Data from: Olfactory and visual plant cues as drivers of selective herbivory
Stutz, Rebecca S. et al. (2016), Data from: Olfactory and visual plant cues as drivers of selective herbivory, Dryad, Dataset, https://doi.org/10.5061/dryad.k0p2b
Food quality is an important consideration in the foraging strategy of all animals, including herbivores. Those that can detect and assess the nutritional value of plants from afar, using senses such as smell and sight, can forage more efficiently than those that must assess food quality by taste alone. Selective foraging not only affects herbivore fitness but can influence the structure and composition of plant communities, yet little is known about how olfactory and visual cues help herbivores to find preferred plants. We tested the ability of a free-ranging, generalist mammalian browser, the swamp wallaby Wallabia bicolor, to use olfactory and visual plant cues to find and/or browse differentially on Eucalyptus pilularis seedlings grown under different nutrient conditions.
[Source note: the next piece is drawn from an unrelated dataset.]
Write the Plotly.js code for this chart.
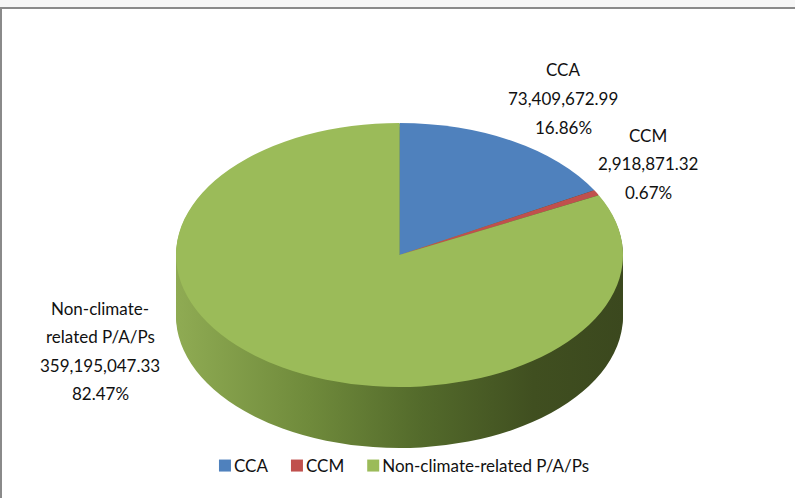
<!DOCTYPE html>
<html><head><meta charset="utf-8">
<script src="https://cdn.plot.ly/plotly-3.0.1.min.js"></script>
<style>html,body{margin:0;padding:0;background:#fff;overflow:hidden}#chart{width:795px;height:498px}</style>
</head><body>
<svg width="0" height="0" style="position:absolute"><defs>
<linearGradient id="sideGrad" x1="0" y1="0" x2="1" y2="0">
<stop offset="0" stop-color="#8fab53"/><stop offset="0.3" stop-color="#6f8a3b"/>
<stop offset="0.55" stop-color="#536a2b"/><stop offset="0.8" stop-color="#404f20"/>
<stop offset="1" stop-color="#3b481e"/></linearGradient></defs></svg>
<div id="chart"></div>
<script>
// ---- data ----
const categories = ['CCA', 'CCM', 'Non-climate-related P/A/Ps'];
const labelLines = [['CCA'], ['CCM'], ['Non-climate-', 'related P/A/Ps']];
const values = [73409672.99, 2918871.32, 359195047.33];
const colors = ['#4f81bd', '#c0504d', '#9bbb59'];

// ---- layout constants (pixels) ----
const W = 795, H = 498;
const CX = 399.5, R = 223.5, CYTOP = 255, RY = 132, DEPTH = 61;
const labelAnchors = [[563, 70], [648, 135], [100, 308]];
const LINE = 28.5;
const FONT = 'Lato, "Open Sans", sans-serif';
const LEGEND_CENTER = 404, LEGEND_SYM_GAP = 3, LEGEND_ITEM_GAP = 23;

const total = values.reduce((a, b) => a + b, 0);
const fmt = v => v.toLocaleString('en-US', {minimumFractionDigits: 2, maximumFractionDigits: 2});
const pct = v => (v / total * 100).toFixed(2) + '%';
const px = x => x / W, py = y => 1 - y / H;

const dom = {x: [px(CX - R), px(CX + R)], y: [py(249 + R), py(249 - R)]};
const depthSteps = [];
for (let d = DEPTH; d > 0; d -= 3) depthSteps.push(d);

const traces = [];
depthSteps.forEach(() => traces.push({
  type: 'pie', labels: categories, values: values, sort: false, direction: 'clockwise',
  rotation: 0, textinfo: 'none', hoverinfo: 'skip', showlegend: false,
  marker: {colors: ['#404f20', '#404f20', '#55692c'], line: {width: 0}}, domain: dom
}));
traces.push({
  type: 'pie', labels: categories, values: values, sort: false, direction: 'clockwise',
  rotation: 0, textinfo: 'none', hoverinfo: 'skip', showlegend: true,
  marker: {colors: colors, line: {width: 0}}, domain: dom
});

const annotations = [];
categories.forEach((c, i) => {
  const lines = labelLines[i].concat([fmt(values[i]), pct(values[i])]);
  lines.forEach((t, j) => annotations.push({
    text: t, x: px(labelAnchors[i][0]), y: py(labelAnchors[i][1] + j * LINE),
    xref: 'paper', yref: 'paper', xanchor: 'center', yanchor: 'middle', showarrow: false,
    font: {family: FONT, size: 17, color: '#111111'}
  }));
});

const layout = {
  width: W, height: H, margin: {l: 0, r: 0, t: 0, b: 0},
  paper_bgcolor: '#ffffff', font: {family: FONT, size: 17, color: '#111111'},
  showlegend: true,
  legend: {orientation: 'h', x: 0.505, xanchor: 'center', y: py(466), yanchor: 'middle',
           font: {family: FONT, size: 17, color: '#111111'}, bgcolor: 'rgba(0,0,0,0)', itemwidth: 30},
  annotations: annotations,
  shapes: [
    {type: 'rect', xref: 'paper', yref: 'paper', x0: 0, x1: 1, y0: py(7), y1: 1, fillcolor: '#f6f6f6', line: {width: 0}, layer: 'below'},
    {type: 'line', xref: 'paper', yref: 'paper', x0: 0, x1: 1, y0: py(8), y1: py(8), line: {color: '#8a8a8a', width: 2}},
    {type: 'line', xref: 'paper', yref: 'paper', x0: px(1), x1: px(1), y0: 0, y1: py(8), line: {color: '#8a8a8a', width: 2}}
  ]
};

Plotly.newPlot('chart', traces, layout, {staticPlot: true, displayModeBar: false}).then(gd => {
  // project the pie into an oblique (tilted) view and stack the side layers
  const groups = gd.querySelectorAll('.pielayer g.trace');
  groups.forEach((g, i) => {
    const cd0 = gd.calcdata[i][0];
    const k = RY / cd0.r;
    const d = i < depthSteps.length ? depthSteps[i] : 0;
    g.setAttribute('transform', 'translate(0,' + (CYTOP + d) + ') scale(1,' + k + ') translate(0,' + (-cd0.cy) + ')');
    if (i < depthSteps.length) g.querySelectorAll('path.surface').forEach(p => { p.style.fill = 'url(#sideGrad)'; });
  });
  // tighten legend: small gap between swatch and text
  const items = Array.from(gd.querySelectorAll('.legend g.traces'));
  const info = items.map(it => {
    const sym = it.querySelector('.legendpoints path');
    const txt = it.querySelector('text.legendtext');
    const sb = sym.getBBox();
    const symRightLocal = 20 + sb.x + sb.width; // swatch translated by 20
    txt.setAttribute('x', symRightLocal + LEGEND_SYM_GAP);
    txt.querySelectorAll('tspan').forEach(t => { if (t.hasAttribute('x')) t.setAttribute('x', symRightLocal + LEGEND_SYM_GAP); });
    const w = sb.width + LEGEND_SYM_GAP + txt.getComputedTextLength();
    return {it, sym, w};
  });
  const totalW = info.reduce((a, o) => a + o.w, 0) + LEGEND_ITEM_GAP * (info.length - 1);
  let cursor = LEGEND_CENTER - totalW / 2;
  const rootLeft = gd.getBoundingClientRect().left;
  info.forEach(o => {
    const cur = o.sym.getBoundingClientRect().left - rootLeft;
    const m = /translate\(\s*([-\d.e]+)[ ,]+([-\d.e]+)\s*\)/.exec(o.it.getAttribute('transform') || 'translate(0,0)');
    const ox = m ? parseFloat(m[1]) : 0, oy = m ? parseFloat(m[2]) : 0;
    o.it.setAttribute('transform', 'translate(' + (ox + cursor - cur) + ',' + oy + ')');
    cursor += o.w + LEGEND_ITEM_GAP;
  });
});
</script>
</body></html>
Low-nutrient seedlings differed from high-nutrient seedlings, having lighter coloured leaves, red stems and lower biomass and nitrogen content. In the absence of visual cues, wallabies used odour to differentiate vials containing cut seedlings. They visited and investigated patches with high-nutrient seedling odour most, followed by patches with low-nutrient seedling odour, and patches with no added odour least. However, when visual and olfactory cues of seedlings were present, wallabies reversed their foraging response and were more likely to browse low- than high-nutrient seedlings. This browsing difference, in turn, disappeared when long-range visual cues were reduced by pinning seedlings horizontal to the ground. We suggest that visual cues overrode the effects of olfactory cues on browsing patterns of intact seedlings. Our study shows that herbivores can respond to odours of higher nutrient plants but in ecologically realistic scenarios they use a variety of visual and olfactory cues, with a context-dependent outcome that is not always selection of high nutrient food. Our results demonstrate the importance of testing the sensory abilities of herbivores in realistic multi-sensory settings to understand their function in selective foraging.